On this matter, I sit in judgement of no one. I believe you love who you love and should be free to do so, marriage inclusive. To quote a friend of mine today “who am I as a filthy sinner to judge them or anyone, I only have to answer for myself when that time comes”.

The 4th of July is right around the corner, the holiday that celebrates our country’s independence and freedoms. Our right to live in this country with our own thoughts and opinions, freedom of whether we practice religion or not, and the ability to follow our own political party of choice. I’m just not sure it’s original meanings of those freedoms was for all of us to tear each other down with raw hate in our words and our hearts when the opinions of others do not agree with our own. We are slowing but surely ripping apart our own neighborhoods, cities, and small towns with all of this misery and hurt. We have got to learn to live together, among one another, with respect and love for one another, and let that bell of freedom ring true, not dulled with the thickness of built-up madness, hate and tragic deaths.

“Amazing grace, how sweet the sound, that saved a wretch like me, I was once lost, but now am found, was blind but now I see.” 

Wednesday, July 1, 2015

Hinged At The Heart

This is how my mind works about divorce: you’ve done all you can do, nothing is working, you’ve outgrown one another or someone hasn’t grown at all, and it’s time to move on. Now I will acknowledge for all the people who believe in for better or worse til death do you part, that I understand your commitment, your belief in the truth of those words, and I applaud those who live those thoughts until the end.

I also believe that sometimes, things are not just meant to be, including some marriages. I also don’t believe in the theory of “staying together for the children”. I divorced from my first marriage in 1996 and I promise you, my children had already seen and heard more than they needed to and our home afterward was free of tension and all the problems that came with trying to repair something that was terminally broken.

But I also believe that if you have tried your hardest and taken all you can take, that once that marriage is over, you’re not particularly ready to jump out there and do it all again. I’m really just not sure how you could just turn those feelings on and off like that, unless they had already been dead for a lot longer than you ever admitted to yourself or anyone else.

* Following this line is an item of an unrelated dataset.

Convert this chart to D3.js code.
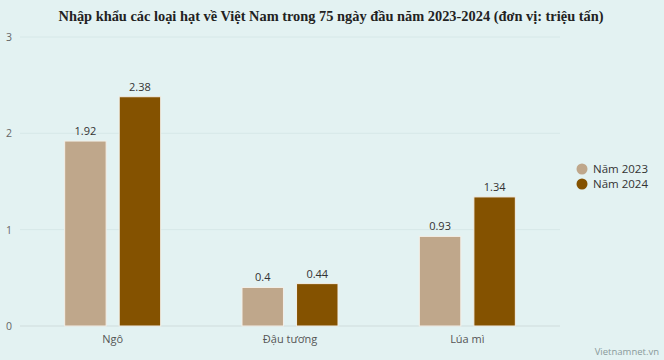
<!DOCTYPE html>
<html><head><meta charset="utf-8">
<script src="https://cdn.jsdelivr.net/npm/d3@7"></script>
<style>
html,body{margin:0;padding:0;background:#e3f2f2;}
svg{display:block;}
</style></head>
<body>
<svg id="c" width="664" height="360"></svg>
<script>
const categories = ["Ngô", "Đậu tương", "Lúa mì"];
const seriesNames = ["Năm 2023", "Năm 2024"];
const values2023 = [1.92, 0.4, 0.93];
const values2024 = [2.38, 0.44, 1.34];
const yTicks = [0, 1, 2, 3];
const colors = ["#bfa78b", "#845200"];
const title = "Nhập khẩu các loại hạt về Việt Nam trong 75 ngày đầu năm 2023-2024 (đơn vị: triệu tấn)";

const svg = d3.select("#c");
svg.append("rect").attr("width",664).attr("height",360).attr("fill","#e3f2f2");

const x = d3.scaleBand().domain(categories).range([24, 556]).paddingInner(0).paddingOuter(0);
const y = d3.scaleLinear().domain([0, 3]).range([326, 37]);
const inner = d3.scaleBand().domain(seriesNames).range([x.bandwidth()/2 - 48, x.bandwidth()/2 + 48]).paddingInner(0.24);

svg.append("text").attr("x", 331).attr("y", 21).attr("text-anchor","middle")
  .attr("font-family","'Liberation Serif', 'Times New Roman', serif").attr("font-weight","bold")
  .attr("font-size", 15.5).attr("fill","#222")
  .attr("textLength", 545).attr("lengthAdjust","spacingAndGlyphs").text(title);

// grid
const grid = svg.append("g");
yTicks.forEach(t => {
  grid.append("line").attr("x1", 20).attr("x2", 560).attr("y1", y(t)).attr("y2", y(t))
    .attr("stroke", t === 0 ? "#cfdcdc" : "#d6e8e8").attr("stroke-width", 1);
});
const yAxis = d3.axisLeft(y).tickValues(yTicks).tickSize(0).tickFormat(d3.format("d"));
const ya = svg.append("g").attr("transform","translate(12,0)").call(yAxis);
ya.select(".domain").remove();
ya.selectAll("text").attr("font-family","'Open Sans', sans-serif").attr("font-size",10.5).attr("fill","#666").attr("text-anchor","start").attr("x",-6);

const xAxis = d3.axisBottom(x).tickSize(0);
const xa = svg.append("g").attr("transform",`translate(0,${y(0)})`).call(xAxis);
xa.select(".domain").remove();
xa.selectAll("text").attr("font-family","'Open Sans', sans-serif").attr("font-size",11).attr("fill","#555").attr("dy","1.25em");

const data = categories.map((c,i) => ({cat:c, vals:[values2023[i], values2024[i]]}));
const g = svg.append("g");
data.forEach(d => {
  d.vals.forEach((v, j) => {
    const bx = x(d.cat) + inner(seriesNames[j]);
    g.append("rect").attr("x", bx).attr("y", y(v)).attr("width", inner.bandwidth())
      .attr("height", y(0) - y(v)).attr("fill", colors[j]).attr("stroke","#f3efe8").attr("stroke-width",1);
    g.append("text").attr("x", bx + inner.bandwidth()/2).attr("y", y(v) - 6).attr("text-anchor","middle")
      .attr("font-family","'Open Sans', sans-serif").attr("font-size",11).attr("fill","#333").text(v);
  });
});

// legend
const lg = svg.append("g");
seriesNames.forEach((s, i) => {
  lg.append("circle").attr("cx", 582).attr("cy", 169 + i*15).attr("r", 5.5).attr("fill", colors[i]);
  lg.append("text").attr("x", 593).attr("y", 173 + i*15).attr("font-family","'Open Sans', sans-serif")
    .attr("font-size",11.5).attr("fill","#333").text(s);
});

svg.append("text").attr("x", 659).attr("y", 355).attr("text-anchor","end")
  .attr("font-family","'Open Sans', sans-serif").attr("font-size",9.5).attr("fill","#8a9a9a").text("Vietnamnet.vn");
</script>
</body></html>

Late 1998 I would meet what I call the true love of my life. He would become a part of our everyday lives, every school event, my son’s tee-ball games, baseball and football games, building barb-wire fences in the freezing cold to protect my children’s baby puppies, and teaching them both lessons and advice about everything in life that would transpire and need explanation or conversation. He would attend family holiday dinners, some of our vacations, and every 4th of July in the back of a pick-up truck.

But that man and I would not marry for another eight years, I wasn’t ready, he wasn’t ready, and it just worked better that way. I made a good living and I could afford, without monetary pressures, to raise my children alone, in a home that I could provide myself.  Nonetheless, he was a huge part of our lives and my children leaned on him for all the things a father is for; and he provided all of those things without blinking an eye.

On July 2nd, I will have been married to that same wonderful man for nine years and a part of his life for almost seventeen years. When we would finally marry, we knew we were ready. That eight years or so of dating, yet spending an immense amount of time together as well as alone, gave us both an opportunity to see each other in almost every light possible, which for me, gave a much truer and more clear meaning to “for better or worse” than all those years ago.

Happy Anniversary to the missing piece of my complicated puzzle – you’re permanently super-glued into the big picture now; our big bonus-united as one equals all, family picture.